Csaba's coding experiences: szeptember 2012

When dealing with anything but the simplest game (Tic-Tac-Toe or 4x4 reversi), the program takes up a lot of computing power, disk space, and time. How can I be sure that it even does the right thing, what I intended for it to do?

I can't, of course. All programs, even much simpler than GameCracker, are bound to have bugs. And since I have no way of making sure that GameCracker has none, and I want to set it to work anyway, I just have to suspend my doubts and assume that everything is all right. At least until I have reason to believe otherwise. Because as soon as I have the slightest suspicion that something's wrong, I lose all confidence in the graph I have built so far, even if I'm not sure if it's actually incorrect. (There's no practical way to thoroughly check the data for consistency problems, it would take forever. Maybe not so long as building it, but still...)

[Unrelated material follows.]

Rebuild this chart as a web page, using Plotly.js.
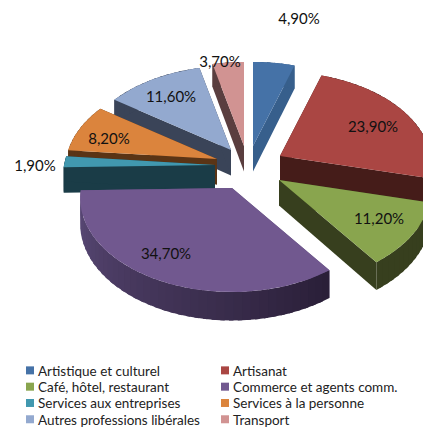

For example, in my chess module, I have some test cases that commemorate bugs otherwise long forgotten. One is related to the rule I use for avoiding infinite matches: if a state repeats, then it is a draw. A little bit stricter than the official rules, real games could have repeats, but then I say that my graph still answers the 'who will win' question just fine, if we ignore those moves between the repeating states; those don't matter in any way. So in my model, the chess state comprises of not only the board, and not only the extra information that relates to the availability of some special moves (like castling and en passant) that cannot be deduced from the board itself, but also all those past boards that have a chance of repeating. I can clear this 'past states' set whenever something irreversible happens, like a pawn moves, a piece is captured, or one of the players loses the ability for a castling or an en passant move, but otherwise these matter, and even if two states are the same with regards to the board, the player to move, and all those special moves, if this set is different, that means that I cannot consider these states equivalent. Quite unfortunate it is, but what can you do. You can list a series of moves that leads to a repeating state from one of them, causing a draw, but these same moves applied in the other one result in a new board setup, and the game goes on. The difference seems slight from a common chess player's point of view, but it is actually huge. That sequence of moves leads to a draw from one state, and to a possibly different result from the other, and this can cause the result of these two 'similar' states to be entirely different too. I think I'm overexplaining things, so time to get back to my example.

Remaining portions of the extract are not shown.